As is his right, Jarmusch picks and discards elements of
vampire lore. Garlic is an old wives’ tale, but wooden stakes clearly are not.
This lot may succumb to blood poisoning (“What
do you expect? He’s from the fucking music industry” is the response to Ava
feeling queasy after sucking on Ian) and sustain injury (Marlowe is on
crutches, presumably through deteriorating health rather than life-as-a-human
trauma), so their fallibility is not in doubt. They can link psychically, and
move super-fast when they so wish. They have a thing for gloves when they are
out in the zombie world. They’re also a superstitious bunch (it’s bad luck to
cross a threshold uninvited – whether this is a cardinal rule with humans is unsaid
– as is listening to someone else’s music without permission, although that is
Adam just being dry).

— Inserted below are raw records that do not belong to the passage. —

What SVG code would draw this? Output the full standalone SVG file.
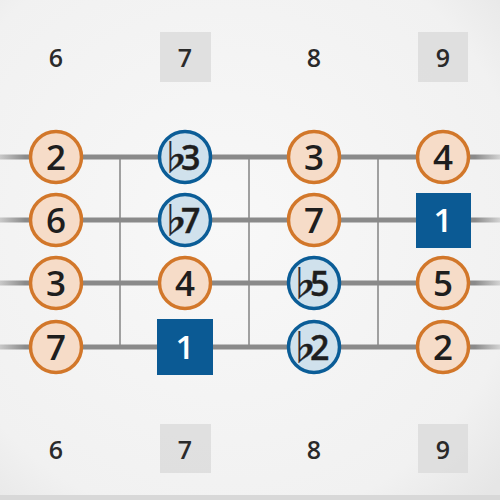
<svg xmlns="http://www.w3.org/2000/svg" width="500" height="500" viewBox="0 0 500 500">
<style>
.fret{font-family:"Open Sans","Noto Sans",sans-serif;font-weight:600;font-size:25px;fill:#2a2a2a;text-anchor:middle}
.fbox{fill:#dcdcdc;opacity:0.85}
.o circle{fill:#f6dcc8;stroke:#d2772a;stroke-width:3.5}
.b circle{fill:#d0e1ec;stroke:#0b5d97;stroke-width:3.5}
.n text{font-family:"Open Sans","Noto Sans","DejaVu Sans",sans-serif;font-weight:600;font-size:35px;fill:#1e1e1e;text-anchor:middle}
.b text{font-family:"Open Sans","Noto Sans CJK JP",sans-serif;font-size:34px;text-anchor:start;letter-spacing:-11px;stroke:#1e1e1e;stroke-width:0.4}
.r rect{fill:#0b5a94}
.r text{font-family:"Open Sans","Noto Sans",sans-serif;font-weight:600;font-size:33px;fill:#ffffff;text-anchor:middle}
.str{stroke:url(#sg);stroke-width:5}
.fl{stroke:#a0a0a0;stroke-width:2}
</style>
<defs>
<linearGradient id="sg" x1="0" y1="0" x2="500" y2="0" gradientUnits="userSpaceOnUse">
<stop offset="0" stop-color="#8a8a8a" stop-opacity="0.4"/>
<stop offset="0.05" stop-color="#8a8a8a"/>
<stop offset="0.95" stop-color="#8a8a8a"/>
<stop offset="1" stop-color="#8a8a8a" stop-opacity="0.3"/>
</linearGradient>
<radialGradient id="bg" cx="0.45" cy="0.45" r="0.75">
<stop offset="0" stop-color="#f8f8f8"/>
<stop offset="0.8" stop-color="#f1f1f1"/>
<stop offset="1" stop-color="#e6e6e6"/>
</radialGradient>
</defs>
<rect x="0" y="0" width="500" height="500" fill="url(#bg)"/>
<rect x="0" y="495" width="500" height="5" fill="#d8d8d8"/>
<g id="fret-numbers-top">
<rect class="fbox" x="160" y="32" width="51" height="50"/>
<rect class="fbox" x="418" y="32" width="50" height="50"/>
<text class="fret" x="56" y="67">6</text>
<text class="fret" x="185" y="67">7</text>
<text class="fret" x="314" y="67">8</text>
<text class="fret" x="443" y="67">9</text>
</g>
<g id="fret-numbers-bottom">
<rect class="fbox" x="160" y="424" width="51" height="49"/>
<rect class="fbox" x="418" y="424" width="50" height="49"/>
<text class="fret" x="56" y="459">6</text>
<text class="fret" x="185" y="459">7</text>
<text class="fret" x="314" y="459">8</text>
<text class="fret" x="443" y="459">9</text>
</g>
<g id="connectors">
<line class="fl" x1="120" y1="157" x2="120" y2="347"/>
<line class="fl" x1="249" y1="157" x2="249" y2="347"/>
<line class="fl" x1="378" y1="157" x2="378" y2="347"/>
<line class="str" x1="0" y1="157" x2="500" y2="157"/>
<line class="str" x1="0" y1="220" x2="500" y2="220"/>
<line class="str" x1="0" y1="283" x2="500" y2="283"/>
<line class="str" x1="0" y1="347" x2="500" y2="347"/>
</g>
<g id="n-s1-2" class="n o"><circle cx="56" cy="157" r="25.5"/><text x="56" y="170">2</text></g>
<g id="n-s1-b3" class="n b"><circle cx="185" cy="157" r="25.5"/><text x="158" y="170">♭3</text></g>
<g id="n-s1-3" class="n o"><circle cx="314" cy="157" r="25.5"/><text x="314" y="170">3</text></g>
<g id="n-s1-4" class="n o"><circle cx="443" cy="157" r="25.5"/><text x="443" y="170">4</text></g>
<g id="n-s2-6" class="n o"><circle cx="56" cy="220" r="25.5"/><text x="56" y="233">6</text></g>
<g id="n-s2-b7" class="n b"><circle cx="185" cy="220" r="25.5"/><text x="158" y="233">♭7</text></g>
<g id="n-s2-7" class="n o"><circle cx="314" cy="220" r="25.5"/><text x="314" y="233">7</text></g>
<g id="n-s2-1" class="r"><rect x="416" y="193" width="55" height="55"/><text x="443" y="232">1</text></g>
<g id="n-s3-3" class="n o"><circle cx="56" cy="283" r="25.5"/><text x="56" y="296">3</text></g>
<g id="n-s3-4" class="n o"><circle cx="185" cy="283" r="25.5"/><text x="185" y="296">4</text></g>
<g id="n-s3-b5" class="n b"><circle cx="314" cy="283" r="25.5"/><text x="287" y="296">♭5</text></g>
<g id="n-s3-5" class="n o"><circle cx="443" cy="283" r="25.5"/><text x="443" y="296">5</text></g>
<g id="n-s4-7" class="n o"><circle cx="56" cy="347" r="25.5"/><text x="56" y="360">7</text></g>
<g id="n-s4-1" class="r"><rect x="157" y="319" width="56" height="56"/><text x="185" y="359">1</text></g>
<g id="n-s4-b2" class="n b"><circle cx="314" cy="347" r="25.5"/><text x="287" y="360">♭2</text></g>
<g id="n-s4-2" class="n o"><circle cx="443" cy="347" r="25.5"/><text x="443" y="360">2</text></g>
</svg>
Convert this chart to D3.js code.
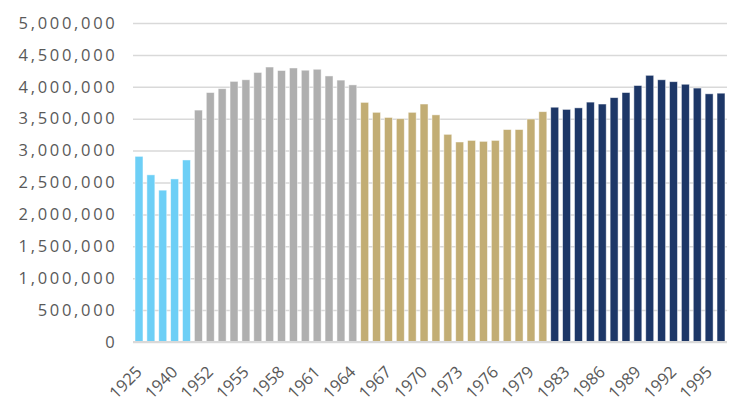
<!DOCTYPE html>
<html>
<head>
<meta charset="utf-8">
<script src="https://cdn.jsdelivr.net/npm/d3@7"></script>
<style>
  body { margin: 0; background: #fff; }
  text { font-family: "Open Sans", sans-serif; fill: #595959; }
</style>
</head>
<body>
<div class="canvas"></div>
<script>
const dims = { width: 734, height: 405 };
const margin = { top: 23, right: 7, bottom: 63, left: 133 };

// births per year, split by generation
const earlyYears = ['1925', '1930', '1935', '1940', '1945'];
const earlyBirths = [2910000, 2620000, 2380000, 2556000, 2853000];

const boomYears = ['1950', '1952', '1953', '1954', '1955', '1956', '1957',
  '1958', '1959', '1960', '1961', '1962', '1963', '1964'];
const boomBirths = [3635000, 3910000, 3970000, 4085000, 4110000, 4225000, 4310000,
  4255000, 4295000, 4260000, 4275000, 4170000, 4105000, 4030000];

const genxYears = ['1965', '1966', '1967', '1968', '1969', '1970', '1971', '1972',
  '1973', '1974', '1975', '1976', '1977', '1978', '1979', '1980'];
const genxBirths = [3756000, 3600000, 3520000, 3500000, 3600000, 3730000, 3560000, 3255000,
  3135000, 3160000, 3145000, 3160000, 3330000, 3330000, 3495000, 3610000];

const millYears = ['1982', '1983', '1984', '1985', '1986', '1987', '1988', '1989',
  '1990', '1991', '1992', '1993', '1994', '1995', '1996'];
const millBirths = [3680000, 3646000, 3670000, 3760000, 3730000, 3830000, 3910000, 4020000,
  4180000, 4110000, 4080000, 4040000, 3980000, 3890000, 3900000];

const yTicks = [0, 500000, 1000000, 1500000, 2000000, 2500000, 3000000,
  3500000, 4000000, 4500000, 5000000];

const groups = [
  { years: earlyYears, births: earlyBirths, color: '#6dcff6' },
  { years: boomYears, births: boomBirths, color: '#afafaf' },
  { years: genxYears, births: genxBirths, color: '#c2ad74' },
  { years: millYears, births: millBirths, color: '#1d3767' }
];

const data = groups.flatMap(g =>
  g.years.map((y, i) => ({ year: y, births: g.births[i], color: g.color })));

const innerW = dims.width - margin.left - margin.right;
const innerH = dims.height - margin.top - margin.bottom;

const svg = d3.select('.canvas')
  .append('svg')
    .attr('width', dims.width)
    .attr('height', dims.height);

const graph = svg.append('g')
  .attr('transform', `translate(${margin.left}, ${margin.top})`);

// scales
const x = d3.scaleBand()
  .domain(data.map(d => d.year))
  .range([0, innerW])
  .paddingInner(0.33)
  .paddingOuter(0.17);

const y = d3.scaleLinear()
  .domain([0, 5000000])
  .range([innerH, 0]);

// gridlines + y labels
const yAxis = d3.axisLeft(y)
  .tickValues(yTicks)
  .tickSize(-innerW)
  .tickPadding(18)
  .tickFormat(d3.format(','));

graph.append('g')
  .call(yAxis)
  .call(g => g.select('.domain').remove())
  .call(g => g.selectAll('.tick line')
    .attr('stroke', '#d9d9d9')
    .attr('stroke-width', 1.5))
  .call(g => g.selectAll('.tick text')
    .attr('font-family', '"Open Sans", sans-serif')
    .attr('font-size', 16.5)
    .attr('letter-spacing', 2.7)
    .attr('dx', 2.5)
    .attr('fill', '#595959'));

// bars
graph.append('g')
  .selectAll('rect')
  .data(data)
  .enter()
  .append('rect')
    .attr('x', d => x(d.year))
    .attr('y', d => y(d.births))
    .attr('width', x.bandwidth())
    .attr('height', d => innerH - y(d.births))
    .attr('fill', d => d.color)
    .attr('stroke', '#fff')
    .attr('stroke-opacity', 0.6)
    .attr('stroke-width', 0.8);

// baseline
graph.append('line')
  .attr('x1', 0)
  .attr('x2', innerW)
  .attr('y1', innerH)
  .attr('y2', innerH)
  .attr('stroke', '#d9d9d9')
  .attr('stroke-width', 2);

// x labels, every third bar, rotated -45
const labelYears = x.domain().filter((d, i) => i % 3 === 0);

graph.append('g')
  .selectAll('text')
  .data(labelYears)
  .enter()
  .append('text')
    .attr('transform', d =>
      `translate(${x(d) + x.bandwidth() / 2 + 4}, ${innerH + 31}) rotate(-45)`)
    .attr('text-anchor', 'end')
    .attr('font-size', 16.5)
    .attr('fill', '#595959')
    .text(d => d);
</script>
</body>
</html>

Such elements create a sense of the everyday reality of
their existence, rather than lives charged with perpetual excitement.
Only Lovers Left Alive
is Jim Jarmusch’s best film since Dead
Man, which may be his best film. It’s an exquisite, beguiling dream of a
film; for all the melancholy and despond of its chief protagonist, it arrives
at a place both affirmative and uplifting. We want these cultured “souls” to
abide; not only do they appreciate the finer things, they embody each other’s
immortal beloved. This continuance may
be their ultimate artistic expression, as nations fall and centuries subside.